▶ **TASK TO COMPLETE**: Restate, word for word, all of the material shown below.
╭─ DATA SECTION
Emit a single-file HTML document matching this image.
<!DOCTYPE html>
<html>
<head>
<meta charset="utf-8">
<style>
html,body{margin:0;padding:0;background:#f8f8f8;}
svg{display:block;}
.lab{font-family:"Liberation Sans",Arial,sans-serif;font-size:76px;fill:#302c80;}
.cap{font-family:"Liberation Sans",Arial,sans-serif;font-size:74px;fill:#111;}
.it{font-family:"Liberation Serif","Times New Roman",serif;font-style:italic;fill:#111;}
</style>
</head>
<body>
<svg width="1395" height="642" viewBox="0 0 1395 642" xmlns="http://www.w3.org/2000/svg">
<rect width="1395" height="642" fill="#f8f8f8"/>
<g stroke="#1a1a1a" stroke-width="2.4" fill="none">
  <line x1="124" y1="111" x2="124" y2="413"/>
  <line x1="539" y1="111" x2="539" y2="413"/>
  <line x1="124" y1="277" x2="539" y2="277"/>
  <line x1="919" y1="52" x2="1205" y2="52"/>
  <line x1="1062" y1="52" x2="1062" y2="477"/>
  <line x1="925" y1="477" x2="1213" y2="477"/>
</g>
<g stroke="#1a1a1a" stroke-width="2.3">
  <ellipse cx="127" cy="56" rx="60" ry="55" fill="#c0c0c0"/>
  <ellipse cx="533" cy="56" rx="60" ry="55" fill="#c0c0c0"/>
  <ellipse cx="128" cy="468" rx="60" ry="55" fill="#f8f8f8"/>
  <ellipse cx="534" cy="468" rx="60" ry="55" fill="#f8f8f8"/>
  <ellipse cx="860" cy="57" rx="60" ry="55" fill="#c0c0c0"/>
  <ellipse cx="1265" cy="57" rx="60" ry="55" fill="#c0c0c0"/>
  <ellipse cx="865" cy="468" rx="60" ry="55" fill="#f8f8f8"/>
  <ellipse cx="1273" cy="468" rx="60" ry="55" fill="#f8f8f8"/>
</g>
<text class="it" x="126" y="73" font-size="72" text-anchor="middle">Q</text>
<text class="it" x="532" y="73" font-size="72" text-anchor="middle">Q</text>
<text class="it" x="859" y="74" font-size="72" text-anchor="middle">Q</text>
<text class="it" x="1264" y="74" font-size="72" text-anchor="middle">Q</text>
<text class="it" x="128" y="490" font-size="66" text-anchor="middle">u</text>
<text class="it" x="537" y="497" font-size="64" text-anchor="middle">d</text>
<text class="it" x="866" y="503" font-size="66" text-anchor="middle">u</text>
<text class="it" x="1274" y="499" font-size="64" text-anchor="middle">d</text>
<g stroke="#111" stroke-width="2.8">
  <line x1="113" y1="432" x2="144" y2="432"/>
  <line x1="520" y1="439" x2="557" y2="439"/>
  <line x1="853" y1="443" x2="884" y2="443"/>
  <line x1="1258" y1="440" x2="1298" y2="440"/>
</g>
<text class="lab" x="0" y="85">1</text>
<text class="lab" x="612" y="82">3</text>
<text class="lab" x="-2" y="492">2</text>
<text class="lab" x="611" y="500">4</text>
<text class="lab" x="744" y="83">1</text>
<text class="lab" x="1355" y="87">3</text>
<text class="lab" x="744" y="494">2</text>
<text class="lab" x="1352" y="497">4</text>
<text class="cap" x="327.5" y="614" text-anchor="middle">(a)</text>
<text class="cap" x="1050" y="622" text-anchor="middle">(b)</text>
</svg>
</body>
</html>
╰─
▶ **RESPONSE TO THE TASK**:
Emit a single-file HTML document matching this image.
<!DOCTYPE html>
<html>
<head>
<meta charset="utf-8">
<style>
html,body{margin:0;padding:0;background:#f8f8f8;}
svg{display:block;}
.lab{font-family:"Liberation Sans",Arial,sans-serif;font-size:76px;fill:#302c80;}
.cap{font-family:"Liberation Sans",Arial,sans-serif;font-size:74px;fill:#111;}
.it{font-family:"Liberation Serif","Times New Roman",serif;font-style:italic;fill:#111;}
</style>
</head>
<body>
<svg width="1395" height="642" viewBox="0 0 1395 642" xmlns="http://www.w3.org/2000/svg">
<rect width="1395" height="642" fill="#f8f8f8"/>
<g stroke="#1a1a1a" stroke-width="2.4" fill="none">
  <line x1="124" y1="111" x2="124" y2="413"/>
  <line x1="539" y1="111" x2="539" y2="413"/>
  <line x1="124" y1="277" x2="539" y2="277"/>
  <line x1="919" y1="52" x2="1205" y2="52"/>
  <line x1="1062" y1="52" x2="1062" y2="477"/>
  <line x1="925" y1="477" x2="1213" y2="477"/>
</g>
<g stroke="#1a1a1a" stroke-width="2.3">
  <ellipse cx="127" cy="56" rx="60" ry="55" fill="#c0c0c0"/>
  <ellipse cx="533" cy="56" rx="60" ry="55" fill="#c0c0c0"/>
  <ellipse cx="128" cy="468" rx="60" ry="55" fill="#f8f8f8"/>
  <ellipse cx="534" cy="468" rx="60" ry="55" fill="#f8f8f8"/>
  <ellipse cx="860" cy="57" rx="60" ry="55" fill="#c0c0c0"/>
  <ellipse cx="1265" cy="57" rx="60" ry="55" fill="#c0c0c0"/>
  <ellipse cx="865" cy="468" rx="60" ry="55" fill="#f8f8f8"/>
  <ellipse cx="1273" cy="468" rx="60" ry="55" fill="#f8f8f8"/>
</g>
<text class="it" x="126" y="73" font-size="72" text-anchor="middle">Q</text>
<text class="it" x="532" y="73" font-size="72" text-anchor="middle">Q</text>
<text class="it" x="859" y="74" font-size="72" text-anchor="middle">Q</text>
<text class="it" x="1264" y="74" font-size="72" text-anchor="middle">Q</text>
<text class="it" x="128" y="490" font-size="66" text-anchor="middle">u</text>
<text class="it" x="537" y="497" font-size="64" text-anchor="middle">d</text>
<text class="it" x="866" y="503" font-size="66" text-anchor="middle">u</text>
<text class="it" x="1274" y="499" font-size="64" text-anchor="middle">d</text>
<g stroke="#111" stroke-width="2.8">
  <line x1="113" y1="432" x2="144" y2="432"/>
  <line x1="520" y1="439" x2="557" y2="439"/>
  <line x1="853" y1="443" x2="884" y2="443"/>
  <line x1="1258" y1="440" x2="1298" y2="440"/>
</g>
<text class="lab" x="0" y="85">1</text>
<text class="lab" x="612" y="82">3</text>
<text class="lab" x="-2" y="492">2</text>
<text class="lab" x="611" y="500">4</text>
<text class="lab" x="744" y="83">1</text>
<text class="lab" x="1355" y="87">3</text>
<text class="lab" x="744" y="494">2</text>
<text class="lab" x="1352" y="497">4</text>
<text class="cap" x="327.5" y="614" text-anchor="middle">(a)</text>
<text class="cap" x="1050" y="622" text-anchor="middle">(b)</text>
</svg>
</body>
</html>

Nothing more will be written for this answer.